As with every other law there are exceptions.
Now, the exceptions to a “voetstoots” clause are:
- The property must have had the defect at the time of the sale;
- the Seller had to know of the defect;
- the Seller did not disclose the defect; and
- the Seller deliberately concealed the defect with the belief that if the purchaser would see the defect, the sale would either not have continued or there would be a drop in the purchase price.
Following this, it becomes clear that the Seller has certain responsibilities…
…The Seller is responsible for the disclosure of any defects that are latent. Latent defects are faults that are not immediately obvious and that are hidden from view. The test is any defects that could not normally be seen on inspection or that are not obvious. He or she will not be protected by the “voetstoots” clause if latent defects are hidden or told as ‘half-truth’. The “voetstoots” clause is also not a defense for the Seller to use against any fraud he or she committed. Therefore, if he or she knows about a specific latent defect but fails to disclose its details, it is a misrepresentation and, in essence, fraud. Such a misrepresentation can occur through an expressed misrepresentation or deliberate non-disclosure.
And, of course, the Purchaser also has a responsibility…

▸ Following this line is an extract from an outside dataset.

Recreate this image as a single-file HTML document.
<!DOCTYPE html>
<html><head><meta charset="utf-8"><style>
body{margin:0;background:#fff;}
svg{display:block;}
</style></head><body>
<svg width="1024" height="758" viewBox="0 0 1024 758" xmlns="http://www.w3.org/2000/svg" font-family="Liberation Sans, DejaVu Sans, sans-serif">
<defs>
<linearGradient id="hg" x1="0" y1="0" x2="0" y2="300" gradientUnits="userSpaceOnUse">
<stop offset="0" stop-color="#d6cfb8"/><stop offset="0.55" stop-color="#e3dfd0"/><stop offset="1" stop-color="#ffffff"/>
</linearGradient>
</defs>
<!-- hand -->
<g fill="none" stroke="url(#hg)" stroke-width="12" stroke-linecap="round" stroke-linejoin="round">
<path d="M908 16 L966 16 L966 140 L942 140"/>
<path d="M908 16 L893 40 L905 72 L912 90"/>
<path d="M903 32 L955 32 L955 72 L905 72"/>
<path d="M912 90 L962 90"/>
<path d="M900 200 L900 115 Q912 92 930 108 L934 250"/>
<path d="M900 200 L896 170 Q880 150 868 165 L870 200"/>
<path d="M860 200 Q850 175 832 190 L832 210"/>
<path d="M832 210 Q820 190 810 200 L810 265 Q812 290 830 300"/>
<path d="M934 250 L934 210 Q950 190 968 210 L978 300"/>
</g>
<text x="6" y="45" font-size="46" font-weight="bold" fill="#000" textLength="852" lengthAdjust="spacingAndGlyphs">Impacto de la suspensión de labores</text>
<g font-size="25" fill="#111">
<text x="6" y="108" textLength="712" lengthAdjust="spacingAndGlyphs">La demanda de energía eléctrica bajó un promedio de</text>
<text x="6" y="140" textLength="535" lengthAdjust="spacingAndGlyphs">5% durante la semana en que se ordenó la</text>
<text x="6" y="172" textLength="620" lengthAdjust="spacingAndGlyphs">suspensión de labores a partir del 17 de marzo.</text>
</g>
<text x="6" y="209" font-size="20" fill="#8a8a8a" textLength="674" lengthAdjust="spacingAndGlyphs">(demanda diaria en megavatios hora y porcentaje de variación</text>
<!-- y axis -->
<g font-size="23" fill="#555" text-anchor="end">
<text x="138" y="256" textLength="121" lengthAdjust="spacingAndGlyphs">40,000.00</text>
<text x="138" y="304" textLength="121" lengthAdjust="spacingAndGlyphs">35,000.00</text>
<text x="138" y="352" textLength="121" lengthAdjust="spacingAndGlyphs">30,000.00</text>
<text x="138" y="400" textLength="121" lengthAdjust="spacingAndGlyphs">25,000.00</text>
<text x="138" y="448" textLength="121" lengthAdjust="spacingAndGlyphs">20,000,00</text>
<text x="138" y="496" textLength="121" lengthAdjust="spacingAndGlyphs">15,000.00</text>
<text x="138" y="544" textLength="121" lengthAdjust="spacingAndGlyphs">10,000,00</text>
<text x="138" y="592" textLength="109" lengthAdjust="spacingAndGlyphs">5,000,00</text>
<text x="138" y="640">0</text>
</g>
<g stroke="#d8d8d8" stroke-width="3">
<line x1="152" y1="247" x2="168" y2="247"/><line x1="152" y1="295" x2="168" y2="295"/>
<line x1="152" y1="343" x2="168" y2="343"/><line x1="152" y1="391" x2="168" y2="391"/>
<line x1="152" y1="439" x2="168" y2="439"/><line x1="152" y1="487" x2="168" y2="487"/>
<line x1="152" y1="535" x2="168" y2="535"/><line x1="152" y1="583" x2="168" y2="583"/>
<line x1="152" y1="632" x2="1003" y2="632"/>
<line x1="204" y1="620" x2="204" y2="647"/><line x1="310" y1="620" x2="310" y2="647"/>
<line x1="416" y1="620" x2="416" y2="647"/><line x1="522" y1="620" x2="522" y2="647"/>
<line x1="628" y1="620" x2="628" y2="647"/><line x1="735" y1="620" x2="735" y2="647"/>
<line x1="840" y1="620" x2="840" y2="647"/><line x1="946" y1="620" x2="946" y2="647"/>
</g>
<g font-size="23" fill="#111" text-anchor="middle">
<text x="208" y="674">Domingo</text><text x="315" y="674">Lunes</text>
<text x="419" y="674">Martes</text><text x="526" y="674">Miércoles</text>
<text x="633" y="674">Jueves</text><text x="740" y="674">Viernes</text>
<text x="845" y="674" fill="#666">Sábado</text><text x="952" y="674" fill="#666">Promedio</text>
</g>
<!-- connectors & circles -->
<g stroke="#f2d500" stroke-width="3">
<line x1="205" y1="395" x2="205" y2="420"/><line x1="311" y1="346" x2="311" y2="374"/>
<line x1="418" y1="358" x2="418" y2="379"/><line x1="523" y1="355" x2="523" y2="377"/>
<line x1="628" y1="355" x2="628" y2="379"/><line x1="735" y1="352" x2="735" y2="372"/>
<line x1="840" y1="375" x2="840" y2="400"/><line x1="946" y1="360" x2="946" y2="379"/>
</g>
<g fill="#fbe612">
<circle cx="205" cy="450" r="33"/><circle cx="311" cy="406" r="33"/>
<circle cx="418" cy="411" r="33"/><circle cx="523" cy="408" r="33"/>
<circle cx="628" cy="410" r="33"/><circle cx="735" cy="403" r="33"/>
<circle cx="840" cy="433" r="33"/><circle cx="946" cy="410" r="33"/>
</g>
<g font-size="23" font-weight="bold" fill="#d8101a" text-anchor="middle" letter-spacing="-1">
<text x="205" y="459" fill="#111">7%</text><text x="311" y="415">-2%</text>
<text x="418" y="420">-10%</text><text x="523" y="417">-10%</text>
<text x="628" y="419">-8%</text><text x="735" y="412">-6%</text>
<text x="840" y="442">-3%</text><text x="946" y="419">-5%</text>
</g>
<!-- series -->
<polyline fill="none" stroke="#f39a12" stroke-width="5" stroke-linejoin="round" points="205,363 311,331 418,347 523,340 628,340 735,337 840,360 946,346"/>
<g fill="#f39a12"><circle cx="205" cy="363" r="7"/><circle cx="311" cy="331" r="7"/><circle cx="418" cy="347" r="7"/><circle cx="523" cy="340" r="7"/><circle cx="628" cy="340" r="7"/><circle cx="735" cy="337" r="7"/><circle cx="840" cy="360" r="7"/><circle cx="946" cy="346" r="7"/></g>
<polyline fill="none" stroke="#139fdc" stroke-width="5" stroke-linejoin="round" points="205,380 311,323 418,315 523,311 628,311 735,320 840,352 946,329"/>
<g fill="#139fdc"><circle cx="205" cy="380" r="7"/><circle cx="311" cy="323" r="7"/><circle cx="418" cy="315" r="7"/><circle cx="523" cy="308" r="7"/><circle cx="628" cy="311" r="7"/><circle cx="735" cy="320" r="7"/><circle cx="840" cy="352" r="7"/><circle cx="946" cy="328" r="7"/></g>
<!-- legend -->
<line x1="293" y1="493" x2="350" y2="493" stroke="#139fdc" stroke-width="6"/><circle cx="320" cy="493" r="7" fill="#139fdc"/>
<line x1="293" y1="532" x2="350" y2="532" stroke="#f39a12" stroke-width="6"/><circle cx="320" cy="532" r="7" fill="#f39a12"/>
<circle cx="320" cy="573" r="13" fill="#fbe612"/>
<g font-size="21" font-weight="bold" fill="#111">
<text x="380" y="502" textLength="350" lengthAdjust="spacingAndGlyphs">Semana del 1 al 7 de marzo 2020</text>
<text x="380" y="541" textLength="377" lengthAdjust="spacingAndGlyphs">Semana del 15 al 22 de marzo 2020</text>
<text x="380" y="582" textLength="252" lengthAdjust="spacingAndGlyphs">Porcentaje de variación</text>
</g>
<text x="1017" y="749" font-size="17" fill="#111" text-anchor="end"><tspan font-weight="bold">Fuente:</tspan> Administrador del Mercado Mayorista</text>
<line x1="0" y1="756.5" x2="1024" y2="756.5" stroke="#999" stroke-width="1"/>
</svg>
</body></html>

…The Purchaser has the responsibility of the “duty to inspect”. He or she must inspect the property and be aware of the condition of the property that is about to be bought. If he or she comes across any defects that are not acceptable, it needs to be written into the offer to purchase that the problem is to be fixed by the Seller prior to registration of transfer. If the Seller accepts the offer to purchase with this condition, he or she has then agreed to fix the problem.
The Seller is released from liability for all patent defects. These defects are faults that are clearly visible through a normal inspection of the property, such as cracks in the walls and broken tiles. Also, the Purchaser has duty to inform him- or herself of the condition of a property upon purchasing it and if he or she doesn’t, it cannot be claimed at a later stage that these defects were hidden or not disclosed.
The Consumer Protection Act (CPA)
The CPA is only applicable in instances where the transaction falls within the ambit of the CPA, which describes a ‘transaction’ as agreements concluded in the ordinary course of business by a Supplier and a Consumer. An example of this is where a property company is in the business of buying and selling property. They will not be allowed to include a “voetstoot” clause in its sale agreements when selling properties. Private “once-off” sale agreements are not transactions that will fall within the ambit of the CPA.
Estate agents should note that they act in their ordinary course of business when they are given a mandate by a Seller to sell property. As a result, an estate agent will not be able to rely on the protection of the “voetstoots” clause, but will fall under the scope of the CPA.
The Purchaser’s rights
The Purchaser can demand that the Seller repair the defects or institute an action for damages against the Seller. Depending on the terms of the agreement, the Purchaser won’t be able to cancel the contract nor claim for a reduction in the selling price.